Hearty Hotcakes
1/3 Cup tapioca flour
1/3 Cup potato starch
2/3 Cup brown or white rice flour
2/3 Cup cornmeal
2 tsp baking powder
1 tsp baking soda
1/2 tsp salt
1/2 tsp xanthan gum
4 large eggs, separated
2 Cups buttermilk
Mix egg yolks and buttermilk together. Whisk together flours, cornmeal, baking powder, soda, salt, and xanthan gum in a bowl. Pour egg/buttermilk mixture in and whisk to evenly moisten. Beat egg whites on high until peaks form. Fold gently into batter. Cook on 375 griddle. Makes twelve 5" pancakes.
Now for the variables: If you can't tolerate the buttermilk, you can use rice or soy milk, mixed with 2 Tbsp vinegar to sour it. However, if you do, you will have to double the amount of tapioca flour and potato starch to get the right consistency.
Also, if you have found a source of gluten free rolled oats, you can use 2/3 Cup rolled oats in place of the tapioca flour and potato starch.

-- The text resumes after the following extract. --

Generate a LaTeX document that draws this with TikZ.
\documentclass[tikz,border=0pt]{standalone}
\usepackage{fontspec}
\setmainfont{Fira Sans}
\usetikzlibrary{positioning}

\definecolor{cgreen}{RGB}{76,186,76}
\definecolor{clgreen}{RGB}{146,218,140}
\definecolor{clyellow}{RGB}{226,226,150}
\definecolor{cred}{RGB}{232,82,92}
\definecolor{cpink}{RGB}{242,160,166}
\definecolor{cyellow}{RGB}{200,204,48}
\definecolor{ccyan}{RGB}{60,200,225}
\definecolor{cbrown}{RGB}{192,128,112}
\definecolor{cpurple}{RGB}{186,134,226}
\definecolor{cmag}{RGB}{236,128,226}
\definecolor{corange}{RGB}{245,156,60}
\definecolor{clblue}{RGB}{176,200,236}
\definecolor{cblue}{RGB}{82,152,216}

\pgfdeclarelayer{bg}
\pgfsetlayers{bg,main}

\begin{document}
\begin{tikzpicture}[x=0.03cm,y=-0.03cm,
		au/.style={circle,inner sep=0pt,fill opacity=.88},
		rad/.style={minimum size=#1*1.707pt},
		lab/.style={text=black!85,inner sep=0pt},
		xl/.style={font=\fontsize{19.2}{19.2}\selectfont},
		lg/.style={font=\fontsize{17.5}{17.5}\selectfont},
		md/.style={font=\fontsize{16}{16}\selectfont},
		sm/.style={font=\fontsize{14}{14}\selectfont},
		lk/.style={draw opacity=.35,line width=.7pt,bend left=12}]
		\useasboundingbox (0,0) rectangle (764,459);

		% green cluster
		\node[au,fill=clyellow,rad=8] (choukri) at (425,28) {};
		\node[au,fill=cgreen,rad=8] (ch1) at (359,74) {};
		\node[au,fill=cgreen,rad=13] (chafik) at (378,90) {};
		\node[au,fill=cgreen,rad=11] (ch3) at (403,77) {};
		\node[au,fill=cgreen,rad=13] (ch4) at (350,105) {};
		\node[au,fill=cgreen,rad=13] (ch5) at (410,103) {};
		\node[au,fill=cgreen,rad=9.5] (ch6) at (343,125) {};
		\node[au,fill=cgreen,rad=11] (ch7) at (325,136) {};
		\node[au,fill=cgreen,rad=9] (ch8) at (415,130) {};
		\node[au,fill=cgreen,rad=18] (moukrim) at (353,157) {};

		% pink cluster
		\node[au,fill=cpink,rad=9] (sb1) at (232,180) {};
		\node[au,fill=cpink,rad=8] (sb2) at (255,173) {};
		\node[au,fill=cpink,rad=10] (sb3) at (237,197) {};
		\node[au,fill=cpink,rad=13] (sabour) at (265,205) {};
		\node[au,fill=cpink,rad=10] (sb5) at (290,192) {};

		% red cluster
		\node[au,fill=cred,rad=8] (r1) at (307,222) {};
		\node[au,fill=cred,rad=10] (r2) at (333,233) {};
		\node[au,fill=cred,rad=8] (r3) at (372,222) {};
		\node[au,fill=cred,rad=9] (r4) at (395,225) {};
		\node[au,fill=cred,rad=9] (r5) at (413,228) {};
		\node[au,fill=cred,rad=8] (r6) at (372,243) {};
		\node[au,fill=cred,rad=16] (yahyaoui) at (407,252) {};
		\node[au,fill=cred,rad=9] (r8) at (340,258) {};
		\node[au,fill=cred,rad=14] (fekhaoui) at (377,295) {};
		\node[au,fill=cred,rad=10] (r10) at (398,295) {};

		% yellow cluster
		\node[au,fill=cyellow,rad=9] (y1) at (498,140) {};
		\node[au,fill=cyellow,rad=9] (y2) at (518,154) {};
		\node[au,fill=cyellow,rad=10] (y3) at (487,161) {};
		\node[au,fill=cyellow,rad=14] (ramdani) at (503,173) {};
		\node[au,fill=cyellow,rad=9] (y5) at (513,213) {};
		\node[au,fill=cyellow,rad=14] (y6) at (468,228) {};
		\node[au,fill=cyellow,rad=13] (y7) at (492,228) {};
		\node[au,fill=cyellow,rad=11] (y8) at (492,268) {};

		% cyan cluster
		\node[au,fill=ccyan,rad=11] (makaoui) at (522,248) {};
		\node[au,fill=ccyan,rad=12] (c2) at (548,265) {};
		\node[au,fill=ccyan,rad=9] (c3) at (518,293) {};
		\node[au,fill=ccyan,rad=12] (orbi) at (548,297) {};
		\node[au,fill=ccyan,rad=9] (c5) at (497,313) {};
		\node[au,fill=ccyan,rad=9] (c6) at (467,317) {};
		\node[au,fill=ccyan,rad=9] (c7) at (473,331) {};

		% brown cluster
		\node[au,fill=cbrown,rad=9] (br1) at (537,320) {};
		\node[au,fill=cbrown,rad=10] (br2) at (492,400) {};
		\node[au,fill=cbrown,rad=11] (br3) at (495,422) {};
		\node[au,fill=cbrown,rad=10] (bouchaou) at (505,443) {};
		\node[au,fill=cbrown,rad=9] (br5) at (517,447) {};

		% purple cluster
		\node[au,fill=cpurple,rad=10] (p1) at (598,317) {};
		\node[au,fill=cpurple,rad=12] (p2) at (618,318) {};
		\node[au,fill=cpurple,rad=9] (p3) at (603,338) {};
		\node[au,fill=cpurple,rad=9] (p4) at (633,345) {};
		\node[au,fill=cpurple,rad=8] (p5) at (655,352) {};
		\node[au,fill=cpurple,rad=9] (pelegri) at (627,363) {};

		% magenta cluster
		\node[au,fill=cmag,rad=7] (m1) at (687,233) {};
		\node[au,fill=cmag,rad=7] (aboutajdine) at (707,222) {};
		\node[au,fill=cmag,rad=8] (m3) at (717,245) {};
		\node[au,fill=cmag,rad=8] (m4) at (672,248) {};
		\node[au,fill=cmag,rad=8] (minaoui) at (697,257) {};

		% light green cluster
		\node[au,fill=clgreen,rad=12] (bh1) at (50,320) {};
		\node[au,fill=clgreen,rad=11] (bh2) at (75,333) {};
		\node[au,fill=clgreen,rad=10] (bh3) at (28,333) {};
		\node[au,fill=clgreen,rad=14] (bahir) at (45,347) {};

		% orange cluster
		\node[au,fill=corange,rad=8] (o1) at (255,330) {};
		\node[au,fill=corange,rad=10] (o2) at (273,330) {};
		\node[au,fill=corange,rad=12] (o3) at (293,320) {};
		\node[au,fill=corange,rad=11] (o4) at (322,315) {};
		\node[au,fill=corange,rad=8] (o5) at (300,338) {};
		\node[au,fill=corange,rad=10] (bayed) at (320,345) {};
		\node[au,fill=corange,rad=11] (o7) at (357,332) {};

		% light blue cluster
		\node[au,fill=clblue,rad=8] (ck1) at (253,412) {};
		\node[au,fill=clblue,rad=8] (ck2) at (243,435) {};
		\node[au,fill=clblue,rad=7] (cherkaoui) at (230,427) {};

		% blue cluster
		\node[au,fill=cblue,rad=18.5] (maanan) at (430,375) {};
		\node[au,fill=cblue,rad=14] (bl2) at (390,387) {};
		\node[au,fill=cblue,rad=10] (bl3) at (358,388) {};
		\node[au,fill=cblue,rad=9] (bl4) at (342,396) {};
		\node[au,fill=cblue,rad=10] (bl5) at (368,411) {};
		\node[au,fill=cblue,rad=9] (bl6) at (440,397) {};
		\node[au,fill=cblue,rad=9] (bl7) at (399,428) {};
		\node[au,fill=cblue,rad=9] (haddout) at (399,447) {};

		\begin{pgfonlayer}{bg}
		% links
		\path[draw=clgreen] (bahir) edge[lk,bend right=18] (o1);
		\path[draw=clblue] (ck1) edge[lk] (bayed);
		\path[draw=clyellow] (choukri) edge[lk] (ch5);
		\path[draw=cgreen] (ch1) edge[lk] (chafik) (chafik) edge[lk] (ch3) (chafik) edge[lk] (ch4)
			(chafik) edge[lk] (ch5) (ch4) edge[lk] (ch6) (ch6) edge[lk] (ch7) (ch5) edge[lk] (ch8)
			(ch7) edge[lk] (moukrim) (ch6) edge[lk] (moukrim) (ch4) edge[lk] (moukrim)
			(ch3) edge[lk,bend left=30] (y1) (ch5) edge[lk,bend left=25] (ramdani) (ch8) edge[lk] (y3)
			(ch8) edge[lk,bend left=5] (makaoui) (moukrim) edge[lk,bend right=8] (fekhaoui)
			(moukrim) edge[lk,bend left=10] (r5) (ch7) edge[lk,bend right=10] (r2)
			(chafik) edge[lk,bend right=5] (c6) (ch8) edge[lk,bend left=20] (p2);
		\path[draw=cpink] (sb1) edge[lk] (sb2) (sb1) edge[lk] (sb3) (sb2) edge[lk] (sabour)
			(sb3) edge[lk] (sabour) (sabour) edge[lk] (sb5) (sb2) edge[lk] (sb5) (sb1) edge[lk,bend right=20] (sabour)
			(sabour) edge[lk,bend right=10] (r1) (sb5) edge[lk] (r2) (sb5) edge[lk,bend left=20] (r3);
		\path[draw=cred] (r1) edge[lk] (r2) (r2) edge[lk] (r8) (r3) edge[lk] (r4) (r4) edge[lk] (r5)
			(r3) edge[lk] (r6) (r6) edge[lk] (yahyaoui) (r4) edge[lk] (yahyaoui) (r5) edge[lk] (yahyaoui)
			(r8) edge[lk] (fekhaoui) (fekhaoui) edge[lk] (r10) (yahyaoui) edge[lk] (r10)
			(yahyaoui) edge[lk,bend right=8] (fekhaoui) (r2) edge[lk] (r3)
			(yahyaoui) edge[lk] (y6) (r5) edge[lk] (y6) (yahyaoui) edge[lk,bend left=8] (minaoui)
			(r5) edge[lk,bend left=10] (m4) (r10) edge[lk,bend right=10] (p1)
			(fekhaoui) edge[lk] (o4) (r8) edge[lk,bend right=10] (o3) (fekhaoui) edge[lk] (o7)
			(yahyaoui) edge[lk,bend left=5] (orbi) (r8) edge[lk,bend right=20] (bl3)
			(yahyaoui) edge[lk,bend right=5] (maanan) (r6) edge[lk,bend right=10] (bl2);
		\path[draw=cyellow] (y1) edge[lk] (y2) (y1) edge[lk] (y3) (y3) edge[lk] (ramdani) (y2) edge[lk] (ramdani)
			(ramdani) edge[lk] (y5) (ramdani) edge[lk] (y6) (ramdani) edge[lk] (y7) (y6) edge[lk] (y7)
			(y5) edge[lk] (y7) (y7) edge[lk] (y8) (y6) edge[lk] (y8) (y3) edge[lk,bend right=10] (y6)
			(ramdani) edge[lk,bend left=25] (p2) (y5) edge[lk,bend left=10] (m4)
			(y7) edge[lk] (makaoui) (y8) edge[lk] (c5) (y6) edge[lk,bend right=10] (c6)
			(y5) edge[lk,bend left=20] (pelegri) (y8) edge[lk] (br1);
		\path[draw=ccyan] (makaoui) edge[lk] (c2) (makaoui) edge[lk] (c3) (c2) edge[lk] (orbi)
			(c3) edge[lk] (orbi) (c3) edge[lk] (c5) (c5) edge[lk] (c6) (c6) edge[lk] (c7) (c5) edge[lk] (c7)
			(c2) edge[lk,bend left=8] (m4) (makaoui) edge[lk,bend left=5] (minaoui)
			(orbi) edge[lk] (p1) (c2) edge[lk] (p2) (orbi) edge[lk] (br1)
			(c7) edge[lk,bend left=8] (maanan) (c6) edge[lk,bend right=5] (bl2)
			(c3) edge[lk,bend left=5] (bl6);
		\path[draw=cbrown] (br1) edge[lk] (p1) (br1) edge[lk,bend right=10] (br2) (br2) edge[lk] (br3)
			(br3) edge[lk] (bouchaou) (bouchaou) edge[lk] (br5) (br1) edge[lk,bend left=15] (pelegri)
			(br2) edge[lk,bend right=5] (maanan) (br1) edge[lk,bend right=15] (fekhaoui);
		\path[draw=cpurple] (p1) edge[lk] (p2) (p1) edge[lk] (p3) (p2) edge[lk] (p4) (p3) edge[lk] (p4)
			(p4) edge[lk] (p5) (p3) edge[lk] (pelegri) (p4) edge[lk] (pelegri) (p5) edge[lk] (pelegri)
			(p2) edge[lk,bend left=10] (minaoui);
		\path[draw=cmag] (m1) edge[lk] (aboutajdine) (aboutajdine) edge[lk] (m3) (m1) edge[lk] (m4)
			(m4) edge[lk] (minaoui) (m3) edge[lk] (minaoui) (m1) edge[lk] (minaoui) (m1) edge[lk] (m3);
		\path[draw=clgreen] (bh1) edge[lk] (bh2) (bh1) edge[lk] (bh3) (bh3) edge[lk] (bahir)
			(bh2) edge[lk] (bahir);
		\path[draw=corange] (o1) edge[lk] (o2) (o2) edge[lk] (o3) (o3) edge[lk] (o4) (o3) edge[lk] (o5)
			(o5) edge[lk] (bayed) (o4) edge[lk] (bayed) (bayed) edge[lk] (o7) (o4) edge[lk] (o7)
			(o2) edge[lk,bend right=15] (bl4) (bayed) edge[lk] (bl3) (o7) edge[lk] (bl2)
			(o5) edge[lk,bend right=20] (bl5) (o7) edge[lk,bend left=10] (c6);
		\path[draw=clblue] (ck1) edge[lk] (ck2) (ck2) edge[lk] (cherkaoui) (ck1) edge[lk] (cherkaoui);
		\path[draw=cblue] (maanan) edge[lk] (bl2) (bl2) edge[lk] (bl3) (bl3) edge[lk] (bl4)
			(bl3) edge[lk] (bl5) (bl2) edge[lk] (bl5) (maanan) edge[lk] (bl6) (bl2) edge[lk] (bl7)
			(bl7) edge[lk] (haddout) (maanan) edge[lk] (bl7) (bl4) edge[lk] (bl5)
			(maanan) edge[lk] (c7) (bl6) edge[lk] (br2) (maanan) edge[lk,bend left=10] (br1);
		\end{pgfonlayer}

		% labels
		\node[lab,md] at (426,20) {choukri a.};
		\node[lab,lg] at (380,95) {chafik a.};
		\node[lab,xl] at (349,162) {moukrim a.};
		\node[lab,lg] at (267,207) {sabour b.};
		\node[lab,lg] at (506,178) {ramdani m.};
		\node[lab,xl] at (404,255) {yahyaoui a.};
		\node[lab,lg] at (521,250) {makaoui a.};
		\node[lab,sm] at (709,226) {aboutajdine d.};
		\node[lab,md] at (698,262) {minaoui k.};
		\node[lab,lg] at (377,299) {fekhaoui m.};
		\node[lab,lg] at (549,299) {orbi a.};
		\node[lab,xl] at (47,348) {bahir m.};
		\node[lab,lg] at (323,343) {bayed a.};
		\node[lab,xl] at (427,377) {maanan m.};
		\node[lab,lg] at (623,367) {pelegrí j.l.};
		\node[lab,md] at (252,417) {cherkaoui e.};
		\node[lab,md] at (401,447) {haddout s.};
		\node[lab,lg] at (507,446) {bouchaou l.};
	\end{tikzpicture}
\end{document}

Again, if you use the rice or soy milk/vinegar, you'll probably have to increase the amount to get the right consistency.
For those of you who follow this blog but don't have allergies, substitute rolled oats for the tapioca flour and potato starch, use regular flour in place of the rice flour, and eliminate the xanthan gum.